Caslon’s approach to sans serifs epitomizes the approach of many typefounders of the nineteenth century. Little attempt was made to join styles together to create harmonious families; rather, the completion of a broad range of sizes in metal type was the priority. Founders had yet to discover the economic and design benefits of creating large coordinated families with distinct names. The introduction of the regular width sans serif with upper- and lowercase some 20 years after its introduction by German founders suggests a conservative approach to the style and its slow adoption by printers.
Caslon maintained its curious practice of labelling typefaces of the same style as variously Doric or sans serif into the twentieth century. It also did not adopt any of the newer humanist styles unlike other foundries, such as Stephenson Blake (Granby, 1930) and Monotype (Gill Sans, 1928), though they did market and import the geometric Elegant from the Stempel foundry.
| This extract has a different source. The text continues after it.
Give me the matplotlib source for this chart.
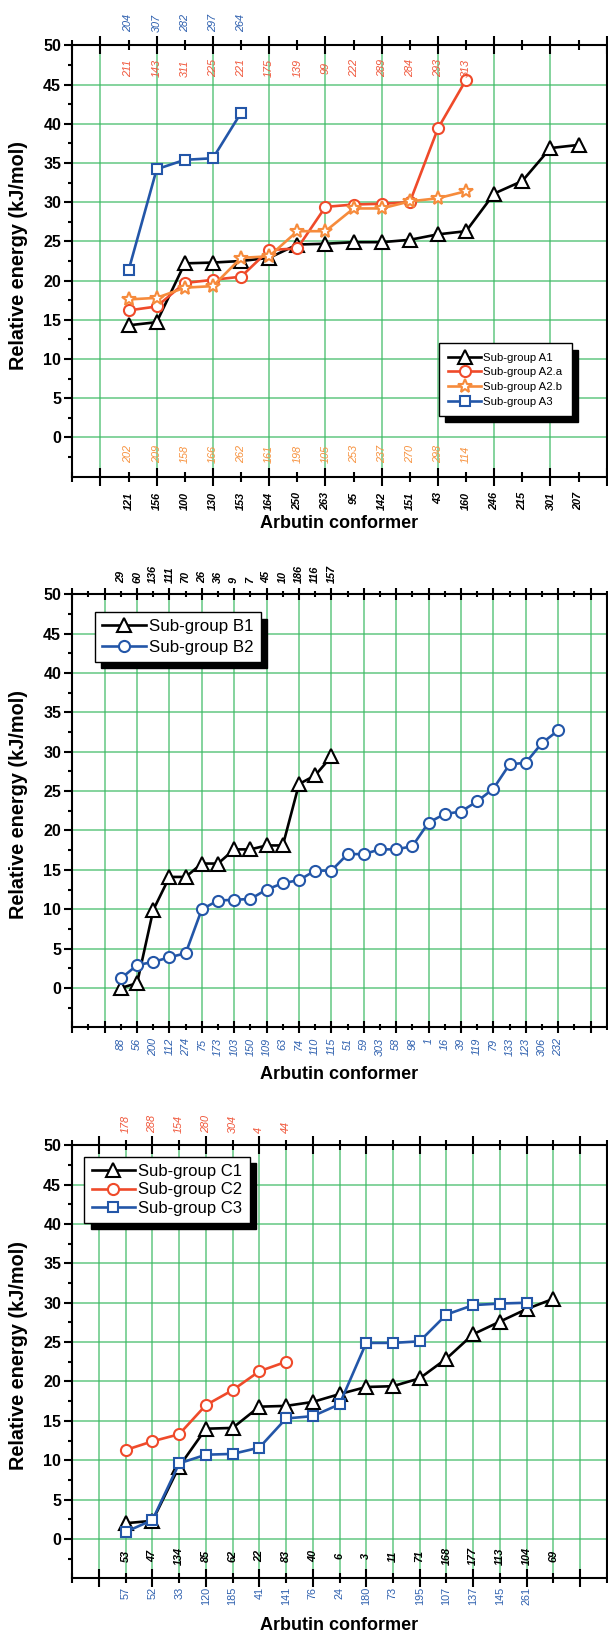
import numpy as np
import matplotlib
matplotlib.use("Agg")
import matplotlib.pyplot as plt
import matplotlib.transforms as mtransforms
from matplotlib.patches import Shadow

plt.rcParams["font.family"] = ["Liberation Sans", "DejaVu Sans"]

# ---------------- grupo A ----------------
a1_ids = ["121", "156", "100", "130", "153", "164", "250", "263", "95", "142",
          "151", "43", "160", "246", "215", "301", "207"]
a1_e = [14.3, 14.7, 22.2, 22.3, 22.5, 22.9, 24.6, 24.7, 24.9, 24.9,
        25.2, 25.9, 26.3, 31.1, 32.7, 36.9, 37.3]
a2a_ids = ["211", "143", "311", "225", "221", "175", "139", "99", "222", "289",
           "284", "293", "313"]
a2a_e = [16.2, 16.7, 19.7, 20.1, 20.5, 23.9, 24.1, 29.4, 29.7, 29.8, 30.0, 39.4, 45.6]
a2b_ids = ["202", "209", "158", "166", "262", "161", "198", "105", "253", "237",
           "270", "298", "114"]
a2b_e = [17.6, 17.8, 19.1, 19.3, 22.9, 23.1, 26.3, 26.3, 29.2, 29.2, 30.1, 30.5, 31.4]
a3_ids = ["204", "307", "282", "297", "264"]
a3_e = [21.3, 34.2, 35.4, 35.6, 41.4]

# ---------------- grupo B ----------------
b1_ids = ["29", "60", "136", "111", "70", "26", "36", "9", "7", "45", "10",
          "186", "116", "157"]
b1_e = [0.0, 0.6, 9.9, 14.1, 14.1, 15.8, 15.8, 17.6, 17.6, 18.1, 18.1,
        25.9, 27.0, 29.4]
b2_ids = ["88", "56", "200", "112", "274", "75", "173", "103", "150", "109",
          "63", "74", "110", "115", "51", "59", "303", "58", "98", "1", "16",
          "39", "119", "79", "133", "123", "306", "232"]
b2_e = [1.2, 2.9, 3.3, 3.9, 4.4, 10.0, 11.1, 11.2, 11.3, 12.5, 13.3, 13.7,
        14.9, 14.9, 17.0, 17.0, 17.6, 17.6, 18.0, 21.0, 22.1, 22.4, 23.7,
        25.3, 28.4, 28.6, 31.1, 32.7]

# ---------------- grupo C ----------------
c1_ids = ["53", "47", "134", "85", "62", "22", "83", "40", "6", "3", "11",
          "71", "168", "177", "113", "104", "69"]
c1_e = [2.0, 2.3, 9.2, 14.0, 14.1, 16.8, 16.9, 17.4, 18.4, 19.3, 19.4,
        20.4, 22.9, 26.0, 27.6, 29.2, 30.5]
c2_ids = ["178", "288", "154", "280", "304", "4", "44"]
c2_e = [11.3, 12.4, 13.3, 17.0, 18.9, 21.3, 22.5]
c3_ids = ["57", "52", "33", "120", "185", "41", "141", "76", "24", "180",
          "73", "195", "107", "137", "145", "261"]
c3_e = [0.9, 2.4, 9.6, 10.7, 10.8, 11.6, 15.3, 15.6, 17.1, 24.9, 24.9,
        25.1, 28.5, 29.7, 29.9, 30.0]

NEGRO = "#000000"
ROJO = "#ef4a2a"
NARANJA = "#f68b3c"
AZUL = "#2356a8"
T_ROJO = "#f0563a"
T_NARANJA = "#f7923f"
T_AZUL = "#2d5fae"
VERDE = "#3cba64"

W, H = 608, 1637
fig = plt.figure(figsize=(W / 100, H / 100), dpi=100)


def crear_eje(top_px, bot_px, xmax, mayores, grid_todo, largo_may, largo_men):
    left, right = 72.3, 606.7
    ax = fig.add_axes([left / W, 1 - bot_px / H, (right - left) / W, (bot_px - top_px) / H])
    ax.set_xlim(0, xmax)
    ax.set_ylim(-5, 50)
    ax.set_xticks(mayores)
    ax.set_xticks(np.arange(0, xmax + 1), minor=True)
    ax.set_yticks(np.arange(0, 51, 5))
    ax.set_yticks(np.arange(-2.5, 50, 5), minor=True)
    for s in ax.spines.values():
        s.set_linewidth(1.5)
    ax.tick_params(axis="x", which="both", top=True, bottom=True, direction="inout",
                   labelbottom=False, width=1.5)
    ax.tick_params(axis="x", which="major", length=largo_may)
    ax.tick_params(axis="x", which="minor", length=largo_men)
    ax.tick_params(axis="y", which="both", direction="out", width=1.5, right=False)
    ax.tick_params(axis="y", which="major", length=6, labelsize=11.5, pad=2)
    ax.tick_params(axis="y", which="minor", length=3)
    for t in ax.get_yticklabels():
        t.set_fontweight("bold")
    # lineas verdes de la cuadricula
    ax.grid(axis="y", which="major", color=VERDE, lw=1.1, alpha=0.8)
    ax.grid(axis="x", which="both" if grid_todo else "major", color=VERDE, lw=1.1, alpha=0.8)
    ax.set_axisbelow(True)
    yc = 1 - ((top_px + bot_px) / 2 - 6) / H
    fig.text(19 / W, yc, "Relative energy (kJ/mol)", rotation=90, ha="center", va="center",
             fontsize=14.3, fontweight="bold")
    fig.text(339.5 / W, 1 - (bot_px + 47) / H, "Arbutin conformer", ha="center", va="center",
             fontsize=13, fontweight="bold")
    return ax


def serie(ax, x0, vals, color, marker, ms, label):
    x = np.arange(len(vals)) + x0
    ax.plot(x, vals, color=color, lw=1.9, marker=marker, ms=ms, mfc="white",
            mec=color, mew=1.5, label=label, clip_on=False, zorder=3)


def etiquetas(ax, x0, ids, color, y, coord="axes", va="center", italic=True, bold=False):
    if coord == "axes":
        tr = mtransforms.blended_transform_factory(ax.transData, ax.transAxes)
    else:
        tr = ax.transData
    for i, txt in enumerate(ids):
        ax.text(x0 + i, y, txt, transform=tr, rotation=90, ha="center", va=va,
                color=color, fontsize=7.8, style="italic" if italic else "normal",
                fontweight="bold" if bold else "normal", clip_on=False)


def leyenda(ax, x, y, fs, hl, sp, pad):
    leg = ax.legend(loc="upper left", bbox_to_anchor=(x, y), borderaxespad=0,
                    fontsize=fs, handlelength=hl, handletextpad=0.2, labelspacing=sp,
                    borderpad=pad, fancybox=False, framealpha=1, edgecolor="black")
    leg.get_frame().set_linewidth(1.0)
    sombra = Shadow(leg.legendPatch, 4.5, -4.5, facecolor="black", edgecolor="black",
                    alpha=1, zorder=4.5)
    ax.add_artist(sombra)
    return leg


# ---- panel A ----
ax1 = crear_eje(45.3, 476.7, 19, np.arange(1, 20, 2), False, 12.5, 7)
serie(ax1, 2, a1_e, NEGRO, "^", 10, "Sub-group A1")
serie(ax1, 2, a2a_e, ROJO, "o", 8, "Sub-group A2.a")
serie(ax1, 2, a2b_e, NARANJA, "*", 10, "Sub-group A2.b")
serie(ax1, 2, a3_e, AZUL, "s", 7.5, "Sub-group A3")
etiquetas(ax1, 2, a3_ids, T_AZUL, 1.03, va="bottom")
etiquetas(ax1, 2, a2a_ids, T_ROJO, 47.1, coord="data")
etiquetas(ax1, 2, a2b_ids, T_NARANJA, -2.1, coord="data")
etiquetas(ax1, 2, a1_ids, NEGRO, -0.035, va="top", bold=True)
leyenda(ax1, 0.686, 0.309, 8.2, 2.9, 0.42, 0.8)

# ---- panel B ----
ax2 = crear_eje(594.3, 1027.3, 33, np.arange(0, 34, 2), False, 9, 5)
serie(ax2, 3, b1_e, NEGRO, "^", 10, "Sub-group B1")
serie(ax2, 3, b2_e, AZUL, "o", 8, "Sub-group B2")
etiquetas(ax2, 3, b1_ids, NEGRO, 1.025, va="bottom", bold=True)
etiquetas(ax2, 3, b2_ids, T_AZUL, -0.025, va="top")
leyenda(ax2, 0.0425, 0.958, 12.2, 2.6, 0.33, 0.4)

# ---- panel C ----
ax3 = crear_eje(1145.3, 1578.3, 20, np.arange(1, 20, 2), True, 12.5, 7)
serie(ax3, 2, c1_e, NEGRO, "^", 10, "Sub-group C1")
serie(ax3, 2, c2_e, ROJO, "o", 8, "Sub-group C2")
serie(ax3, 2, c3_e, AZUL, "s", 7.5, "Sub-group C3")
etiquetas(ax3, 2, c2_ids, T_ROJO, 1.029, va="bottom")
etiquetas(ax3, 2, c1_ids, NEGRO, -2.2, coord="data", bold=True)
etiquetas(ax3, 2, c3_ids, T_AZUL, -0.02, va="top", italic=False)
leyenda(ax3, 0.0225, 0.974, 12, 2.6, 0.2, 0.45)

fig.canvas.draw()
fig.savefig("out.png", dpi=100)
Whilst similar sans serifs, such as the German Schelter & Giesecke Grotesk or Bauer’s Venus, gained popularity amongst the continental modernists in the interwar years, no such movement existed in Britain that would champion Caslon’s Doric (or those designs of Miller & Richard or Stephenson Blake). And so, Caslon Doric dropped out of existence as the foundry collapsed in the 1930s, more than 120 years after Caslon IV first showed a sans type. In the years after the Second World War, the new wave of designers in Britain would also reject the British sans, whether it be Gill or the nineteenth-century forms, preferring the continental models, first of Monotype’s Grotesque 215 (a design similar to Venus) and latterly, the neo-grotesques of Helvetica and Univers.
With the revived Caslon Doric, we attempted to bring several disparate styles together and to make a system that makes sense to contemporary designers, while also trying to retain some of the diversity and warmth of the originals. Like many of the range of faces in Commercial Classics, much is imagined, yet feels authentic to what existed already.